A 2.0-liter EcoBoost turbocharged 4-cylinder engine with an impressive 245 hp and 275 lb-ft of torque comes in the Titanium trim. Fuel economy is 21 mpg city/28 mpg hwy/24 mpg combined with front-wheel drive and 20 mpg city/27 mpg hwy/23 mpg combined with all-wheel drive.

Ford recommends using premium fuel with these turbocharged EcoBoost engines. Regular fuel will reduce power output slightly because of the lower octane.

A 6-speed automatic transmission is standard throughout the range.

Standard Features & Options

The 2018 Ford Escape comes in S, SE, SEL and Titanium trim levels.

The base S ($24,845) includes cruise control, a tilt-telescopic steering wheel, air conditioning, a rearview camera, LED taillights, integrated blind spot mirrors, a SYNC voice command system, Bluetooth, a 6-speaker audio system with a 4.2-in screen and a USB port, reclining rear seats, a MyKey programmable key fob (which allows parents to set limits on radio volume and top speed) and 17-in steel wheels with plastic covers.

The SE ($26,600) adds 17-in alloy wheels, roof rails, upgraded cloth upholstery, heated front seats, a rear center armrest, exterior keypads for the door locks, satellite radio, an 8-way power-adjustable driver’s seat with lumbar adjustment, fog lights, automatic headlights and the turbocharged 1.5-liter EcoBoost engine with a stop/start function.

Options for the SE include voice-activated navigation, rear parking sensors, 18-in alloy wheels, dual-zone automatic climate controls, a 110-volt power outlet, an upgraded SYNC 3 system with Apple CarPlay/Android Auto smartphone integration and an 8-in touchscreen, a 9-speaker audio upgrade, two USB ports and an SD card reader.

The SEL ($29,000) has many of those SE options while also bringing a powered tailgate, heated side mirrors, LED lighting and leather-trimmed upholstery.

The Titanium ($33,040) packs most of the standard and optional equipment mentioned so far, along with the 2.0-liter EcoBoost engine, keyless entry/start, navigation, a self-dimming rearview mirror, high-intensity discharge (HID) headlamps, a power-adjustable front passenger seat, a powered tailgate with motion-sensing activation, a self-parking system and an upgraded Sony audio system with 10 speakers.

Options include a panoramic sunroof, driver attention alert, adaptive cruise control, forward-collision mitigation, lane-keeping assistance and a blind spot monitoring system with rear cross-traffic alert.

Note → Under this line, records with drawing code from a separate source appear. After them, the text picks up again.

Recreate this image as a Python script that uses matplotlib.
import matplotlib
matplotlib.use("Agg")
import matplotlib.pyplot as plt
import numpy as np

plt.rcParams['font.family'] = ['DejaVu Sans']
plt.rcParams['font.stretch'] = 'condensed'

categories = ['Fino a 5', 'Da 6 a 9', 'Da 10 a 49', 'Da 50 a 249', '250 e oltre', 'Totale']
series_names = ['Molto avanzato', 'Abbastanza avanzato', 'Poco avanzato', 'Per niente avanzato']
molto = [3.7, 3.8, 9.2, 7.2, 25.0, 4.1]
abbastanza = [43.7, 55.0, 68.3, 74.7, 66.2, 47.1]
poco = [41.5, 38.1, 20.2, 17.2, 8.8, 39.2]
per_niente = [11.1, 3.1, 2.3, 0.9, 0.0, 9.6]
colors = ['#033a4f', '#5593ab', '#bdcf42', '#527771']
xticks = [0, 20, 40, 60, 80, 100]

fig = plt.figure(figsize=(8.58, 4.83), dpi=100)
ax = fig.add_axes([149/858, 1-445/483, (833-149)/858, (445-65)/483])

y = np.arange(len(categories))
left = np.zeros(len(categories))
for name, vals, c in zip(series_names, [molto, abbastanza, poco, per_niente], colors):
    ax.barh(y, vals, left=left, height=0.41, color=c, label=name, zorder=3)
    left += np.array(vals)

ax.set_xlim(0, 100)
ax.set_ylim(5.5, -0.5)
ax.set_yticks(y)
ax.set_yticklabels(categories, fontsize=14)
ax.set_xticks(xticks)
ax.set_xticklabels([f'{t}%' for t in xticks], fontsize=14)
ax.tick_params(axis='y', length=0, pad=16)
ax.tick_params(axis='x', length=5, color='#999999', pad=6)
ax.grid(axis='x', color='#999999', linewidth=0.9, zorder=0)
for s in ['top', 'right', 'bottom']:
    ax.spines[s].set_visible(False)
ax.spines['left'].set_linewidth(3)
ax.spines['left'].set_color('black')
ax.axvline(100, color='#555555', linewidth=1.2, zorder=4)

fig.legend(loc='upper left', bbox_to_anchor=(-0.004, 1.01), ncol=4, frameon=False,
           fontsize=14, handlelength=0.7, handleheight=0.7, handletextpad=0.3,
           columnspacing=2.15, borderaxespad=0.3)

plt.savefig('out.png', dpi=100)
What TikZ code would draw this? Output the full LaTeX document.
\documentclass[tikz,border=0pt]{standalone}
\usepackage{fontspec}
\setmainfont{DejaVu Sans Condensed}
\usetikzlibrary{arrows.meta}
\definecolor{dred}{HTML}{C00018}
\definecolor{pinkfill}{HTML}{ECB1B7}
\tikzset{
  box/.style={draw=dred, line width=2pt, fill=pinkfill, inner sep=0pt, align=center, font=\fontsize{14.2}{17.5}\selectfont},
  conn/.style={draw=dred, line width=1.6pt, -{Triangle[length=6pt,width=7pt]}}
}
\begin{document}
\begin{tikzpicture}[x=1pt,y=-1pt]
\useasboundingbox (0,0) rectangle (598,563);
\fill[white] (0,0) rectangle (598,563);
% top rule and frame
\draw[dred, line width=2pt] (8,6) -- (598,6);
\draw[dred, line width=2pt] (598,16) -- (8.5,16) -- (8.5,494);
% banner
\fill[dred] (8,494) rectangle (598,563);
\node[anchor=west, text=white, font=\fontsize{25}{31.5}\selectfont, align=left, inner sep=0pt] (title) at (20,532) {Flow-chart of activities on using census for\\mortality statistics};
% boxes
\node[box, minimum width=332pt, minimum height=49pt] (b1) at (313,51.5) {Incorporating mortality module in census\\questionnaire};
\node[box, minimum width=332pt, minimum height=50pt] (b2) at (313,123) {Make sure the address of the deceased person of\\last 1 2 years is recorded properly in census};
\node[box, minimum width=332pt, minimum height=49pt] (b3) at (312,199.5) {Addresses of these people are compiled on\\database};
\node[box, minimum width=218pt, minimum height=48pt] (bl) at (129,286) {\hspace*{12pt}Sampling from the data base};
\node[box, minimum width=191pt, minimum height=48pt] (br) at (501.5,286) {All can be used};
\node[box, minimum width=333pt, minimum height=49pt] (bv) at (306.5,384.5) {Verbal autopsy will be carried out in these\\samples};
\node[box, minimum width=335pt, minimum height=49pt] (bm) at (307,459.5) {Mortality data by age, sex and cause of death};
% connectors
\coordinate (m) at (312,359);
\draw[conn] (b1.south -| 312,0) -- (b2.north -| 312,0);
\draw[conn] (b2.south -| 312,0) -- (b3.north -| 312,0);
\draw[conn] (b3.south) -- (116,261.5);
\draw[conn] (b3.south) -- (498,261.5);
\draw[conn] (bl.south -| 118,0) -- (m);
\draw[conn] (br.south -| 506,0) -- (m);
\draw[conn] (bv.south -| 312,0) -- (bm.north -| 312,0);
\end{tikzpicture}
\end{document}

Cargo space with the rear seats up is 34.3 cu ft. That expands to 67.8 cu ft. (pretty good for the class) when a one-touch lever folds those seats down.

Safety

Every Escape has side-impact airbags in front, side curtain airbags and a driver’s-side knee airbag. Four-wheel antilock disc brakes and traction/stability control are also part of the standard safety equipment inventory.

The Escape scored four out of five stars in government crash tests, with four stars for front impacts and five stars for side impacts. The Insurance Institute for Highway Safety (IIHS) gave the Escape its top score of Good in the moderate-overlap frontal-offset, side-impact and roof strength-crash tests. It was also awarded Good for whiplash protection during rear collisions, but took the lowest score of Poor in the small-overlap front crash test (which has proven to be tricky for many vehicles).

Behind the Wheel

The Escape feels taut and together over bumps. The elevated driving position brings a feeling of confidence and control, as well as good vision. The seats feel a bit narrow, but they’re still supportive and comfortable. At highway speeds, the cabin is remarkably quiet, while quality materials add to a generally upscale impression.

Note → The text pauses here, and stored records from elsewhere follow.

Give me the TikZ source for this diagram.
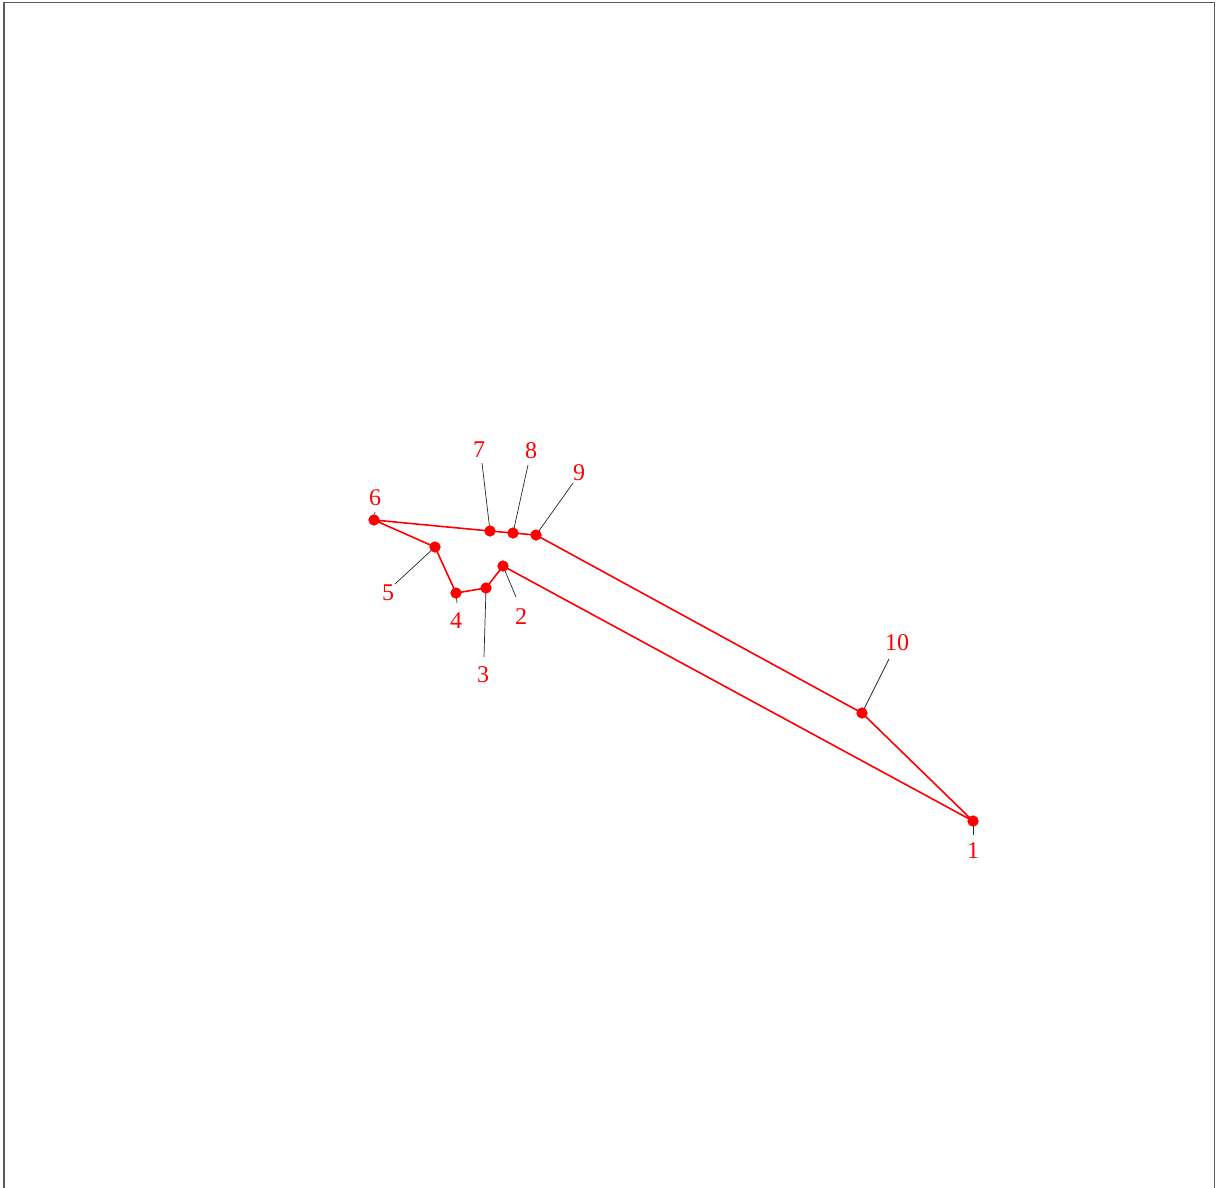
\documentclass[tikz,border=0pt]{standalone}
\usepackage{fontspec}
\setmainfont{Liberation Serif}
\begin{document}
\begin{tikzpicture}[x=1pt,y=-1pt,
  pt/.style={circle,fill=red,inner sep=0pt,minimum size=11pt},
  lbl/.style={text=red,font=\fontsize{24}{26}\selectfont,inner sep=0pt},
  edge/.style={red,line width=1.6pt},
  leader/.style={black!85,line width=0.7pt}]
\useasboundingbox (0,0) rectangle (1224,1187);
\draw[gray!70!black,line width=1.3pt] (4,1190) -- (4,2.5) -- (1214.5,2.5) -- (1214.5,1190);
% points
\node[pt] (p1) at (973,821) {};
\node[pt] (p2) at (503,566) {};
\node[pt] (p3) at (486,588) {};
\node[pt] (p4) at (456,593) {};
\node[pt] (p5) at (435,547) {};
\node[pt] (p6) at (374,520) {};
\node[pt] (p7) at (490,531) {};
\node[pt] (p8) at (513,533) {};
\node[pt] (p9) at (536,535) {};
\node[pt] (p10) at (862,713) {};
% leader ends
\coordinate (e1) at (973,835);
\coordinate (e2) at (516,597);
\coordinate (e3) at (484,657);
\coordinate (e4) at (457,603);
\coordinate (e5) at (395,584);
\coordinate (e6) at (375,512);
\coordinate (e7) at (482,463);
\coordinate (e8) at (528,465);
\coordinate (e9) at (573,483);
\coordinate (e10) at (889,659);
\foreach \i in {1,...,10} {\draw[leader] (p\i.center) -- (e\i);}
% labels
\node[lbl] (l1) at (973,851) {1};
\node[lbl] (l2) at (521,617) {2};
\node[lbl] (l3) at (483,675) {3};
\node[lbl] (l4) at (456,621) {4};
\node[lbl] (l5) at (388,593) {5};
\node[lbl] (l6) at (375,498) {6};
\node[lbl] (l7) at (479,450) {7};
\node[lbl] (l8) at (531,451) {8};
\node[lbl] (l9) at (579,473) {9};
\node[lbl] (l10) at (897,643) {10};
% polygon
\draw[edge] (p1.center) -- (p2.center) -- (p3.center) -- (p4.center) -- (p5.center) -- (p6.center) -- (p7.center) -- (p8.center) -- (p9.center) -- (p10.center) -- cycle;
\foreach \i in {1,...,10} {\fill[red] (p\i) circle (5.5pt);}
\end{tikzpicture}
\end{document}
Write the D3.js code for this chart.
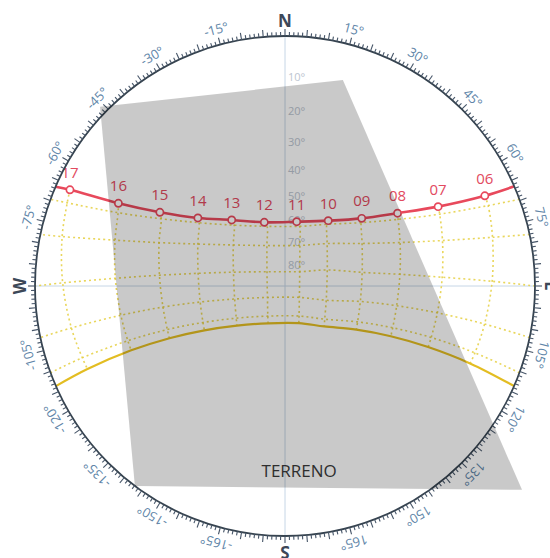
<!DOCTYPE html>
<html>
<head>
<meta charset="utf-8">
<script src="https://cdn.jsdelivr.net/npm/d3@7"></script>
<style>
  body { margin: 0; background: #fff; overflow: hidden; }
  text { font-family: "Open Sans", "Noto Sans", sans-serif; }
</style>
</head>
<body>
<svg id="chart" width="550" height="558"></svg>
<script>
// Clock hours marked on the solar path
const hours = ["06", "07", "08", "09", "10", "11", "12", "13", "14", "15", "16", "17"];

// June solstice path (azimuth from north, altitude in degrees) at each hour
const juneAz  = [65.7, 62.6, 57.1, 48.6, 33.5, 10.3, -18.0, -38.9, -52.0, -59.5, -63.6, -65.9];
const juneAlt = [7.5, 20.8, 33.6, 45.5, 55.2, 60.7, 60.0, 52.5, 42.3, 29.7, 16.7, 3.4];
const juneRiseSet = [66.5, -66.6];

// Intermediate date lines (May/Jul, Apr/Aug, Mar/Sep, Feb/Oct, Jan/Nov)
const mayJulAz  = [68.4, 65.1, 59.5, 50.2, 34.1, 13.8, -16.7, -39.9, -53.6, -61.5, -66.3, -69.1];
const mayJulAlt = [7.7, 21.4, 34.6, 46.8, 56.8, 62.4, 62.0, 54.8, 43.8, 31.2, 17.8, 4.0];
const mayJulRiseSet = [69.7, -69.7];

const aprAugAz  = [76.8, 73.9, 69.3, 61.1, 44.8, 20.1, -24.1, -51.6, -64.3, -71.0, -74.9, -77.5];
const aprAugAlt = [9.1, 23.5, 37.6, 51.2, 63.1, 70.4, 69.9, 60.4, 47.7, 33.9, 19.7, 5.2];
const aprAugRiseSet = [78.1, -78.1];

const marSepAz  = [88.7, 86.8, 84.2, 80.0, 69.2, 45.8, -51.6, -75.0, -81.7, -85.1, -87.4, -89.2];
const marSepAlt = [10.7, 25.6, 40.4, 55.2, 69.5, 80.6, 79.5, 65.9, 51.3, 36.5, 21.6, 6.7];
const marSepRiseSet = [90.0, -90.0];

const febOctAz  = [100.8, 100.0, 100.0, 101.6, 109.1, 128.5, -123.1, -104.5, -100.7, -99.8, -100.1, -101.1];
const febOctAlt = [11.8, 26.5, 41.2, 55.8, 70.2, 81.6, 80.4, 66.5, 51.9, 37.3, 22.6, 7.9];
const febOctRiseSet = [101.9, -101.9];

const janNovAz  = [109.4, 109.4, 111.2, 116.3, 129.9, 154.9, -150.3, -123.4, -114.0, -110.3, -109.2, -109.5];
const janNovAlt = [12.3, 26.4, 40.4, 54.1, 66.6, 74.9, 74.2, 63.7, 50.5, 36.7, 22.7, 8.6];
const janNovRiseSet = [110.3, -110.3];

// December solstice path
const decAz  = [112.7, 113.1, 115.4, 121.5, 135.9, 159.6, -155.6, -129.5, -118.8, -114.3, -112.7, -112.8];
const decAlt = [12.5, 26.2, 39.8, 53.0, 64.6, 72.0, 71.4, 62.0, 49.6, 36.2, 22.6, 8.8];
const decRiseSet = [113.6, -113.6];

// Altitude rings labelled along the north axis
const altTicks = [10, 20, 30, 40, 50, 60, 70, 80];

// Compass labels every 15 degrees
const azTicks = [-165, -150, -135, -120, -105, -90, -75, -60, -45, -30, -15, 0,
                 15, 30, 45, 60, 75, 90, 105, 120, 135, 150, 165, 180];
const cardinals = { "0": "N", "90": "E", "180": "S", "-90": "W" };

// Terrain obstruction outline (azimuth, altitude) and its label
const terrainAz  = [-45.9, 15.7, 130.7, -143.1];
const terrainAlt = [-1.7, 8.9, -12.7, 0.0];
const terrainLabel = { text: "TERRENO", az: 175.6, alt: 17.1 };

// ---------------------------------------------------------------
const cx = 285, cy = 286, R = 250;
const svg = d3.select("#chart");

// Stereographic sky projection with the zenith at the centre, north up
const proj = d3.geoStereographic()
  .scale(R)
  .translate([cx, cy])
  .rotate([0, -90]);
const P = (az, alt) => proj([180 - az, alt]);

const smooth = d3.line().curve(d3.curveCatmullRom.alpha(0.5));

// Light cross axes
const axes = svg.append("g").attr("stroke", "#c6d6e6").attr("stroke-width", 1);
[[0, 180], [-90, 90]].forEach(([a, b]) => {
  const p1 = P(a, 0), p2 = P(b, 0);
  axes.append("line").attr("x1", p1[0]).attr("y1", p1[1]).attr("x2", p2[0]).attr("y2", p2[1]);
});

// Altitude labels
svg.append("g").selectAll("text").data(altTicks).join("text")
  .attr("x", d => P(0, d)[0] + 3)
  .attr("y", d => P(0, d)[1])
  .attr("dominant-baseline", "central")
  .attr("font-size", 11)
  .attr("fill", "#bcc5d0")
  .text(d => d + "°");

// Date lines and hour lines (dotted)
function pathPoints(az, alt, rs) {
  return [P(rs[0], 0), ...az.map((a, i) => P(a, alt[i])), P(rs[1], 0)];
}
const dotted = [
  [mayJulAz, mayJulAlt, mayJulRiseSet],
  [aprAugAz, aprAugAlt, aprAugRiseSet],
  [marSepAz, marSepAlt, marSepRiseSet],
  [febOctAz, febOctAlt, febOctRiseSet],
  [janNovAz, janNovAlt, janNovRiseSet]
];
const grid = svg.append("g")
  .attr("fill", "none")
  .attr("stroke", "#e5cf3e")
  .attr("stroke-width", 1.6)
  .attr("stroke-dasharray", "2 3")
  .attr("stroke-opacity", 0.85);

dotted.forEach(([az, alt, rs]) => {
  grid.append("path").attr("d", smooth(pathPoints(az, alt, rs)));
});

const allLines = [[juneAz, juneAlt], [mayJulAz, mayJulAlt], [aprAugAz, aprAugAlt],
                  [marSepAz, marSepAlt], [febOctAz, febOctAlt], [janNovAz, janNovAlt],
                  [decAz, decAlt]];
hours.forEach((h, i) => {
  const pts = allLines.map(([az, alt]) => P(az[i], alt[i]));
  grid.append("path").attr("d", smooth(pts));
});

// December solstice path (solid yellow)
svg.append("path")
  .attr("d", smooth(pathPoints(decAz, decAlt, decRiseSet)))
  .attr("fill", "none")
  .attr("stroke", "#e3bd22")
  .attr("stroke-width", 2.2);

// June solstice path (red) with hour markers
const red = "#e8495c";
svg.append("path")
  .attr("d", smooth(pathPoints(juneAz, juneAlt, juneRiseSet)))
  .attr("fill", "none")
  .attr("stroke", red)
  .attr("stroke-width", 2.6);

const hourPts = hours.map((h, i) => ({ h, p: P(juneAz[i], juneAlt[i]) }));
svg.append("g").selectAll("circle").data(hourPts).join("circle")
  .attr("cx", d => d.p[0]).attr("cy", d => d.p[1]).attr("r", 3.6)
  .attr("fill", "#fff").attr("stroke", red).attr("stroke-width", 1.7);

svg.append("g").selectAll("text").data(hourPts).join("text")
  .attr("x", d => d.p[0]).attr("y", d => d.p[1] - 12)
  .attr("text-anchor", "middle")
  .attr("font-size", 15)
  .attr("fill", "#e24a60")
  .text(d => d.h);

// Horizon ring with degree ticks
const ring = svg.append("g");
ring.append("circle").attr("cx", cx).attr("cy", cy).attr("r", R)
  .attr("fill", "none").attr("stroke", "#36434f").attr("stroke-width", 1.8);

ring.append("g").selectAll("line").data(d3.range(0, 360, 1)).join("line")
  .attr("transform", d => `translate(${cx},${cy}) rotate(${d})`)
  .attr("x1", 0).attr("x2", 0)
  .attr("y1", -R)
  .attr("y2", d => -(R + (d % 5 === 0 ? 7 : 4)))
  .attr("stroke", "#465568")
  .attr("stroke-width", 1.1);

ring.append("g").selectAll("text").data(azTicks).join("text")
  .attr("transform", d => `translate(${cx},${cy}) rotate(${d}) translate(0,${-266})`)
  .attr("text-anchor", "middle")
  .attr("dominant-baseline", "central")
  .attr("font-size", d => cardinals[d] ? 17 : 13)
  .attr("font-weight", d => cardinals[d] ? 700 : 400)
  .attr("fill", d => cardinals[d] ? "#3d4858" : "#6085a8")
  .text(d => cardinals[d] || d + "°");

// Terrain obstruction overlay
svg.append("path")
  .attr("d", d3.line().curve(d3.curveLinearClosed)(terrainAz.map((a, i) => P(a, terrainAlt[i]))))
  .attr("fill", "#000")
  .attr("fill-opacity", 0.21);

const tl = P(terrainLabel.az, terrainLabel.alt);
svg.append("text")
  .attr("x", tl[0]).attr("y", tl[1])
  .attr("text-anchor", "middle")
  .attr("dominant-baseline", "central")
  .attr("font-size", 17)
  .attr("fill", "#2e2e2e")
  .text(terrainLabel.text);
</script>
</body>
</html>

Ride quality in the mainstream models is excellent. The Titanium’s optional 19-in wheels look cool but have a tendency to amplify road imperfections. Try the Titanium’s standard 18-in wheels for comparison.

The base 2.5-liter engine is competent enough, but it’s the EcoBoost engines that really bring the zip. The 1.5-liter engine is more than satisfying in both power delivery and fuel consumption, while the Titanium’s 2.0-liter turbo provides acceleration similar to that of some luxury crossovers. Drivers accustomed to V6 power will find this engine hard to resist.

Other Cars to Consider

2018 Honda CR-V — A big seller and deservedly so. Highly capable, but not so thrilling to drive.

2018 Toyota RAV4 — The range includes a hybrid. In general, the RAV4 is projected to hold its value better than the Escape.

2018 Mazda CX-5 — As good to drive as the Escape. Deserves to be on any buyer’s short list. Updated for 2018.

2018 Kia Sportage — Good looks, great warranty. Worth checking out.

Used Ford Edge — More space, bigger engines, still entertaining to drive.

Autotrader’s Advice

If the budget allows, go for the SEL trim and add as many advanced safety features as possible.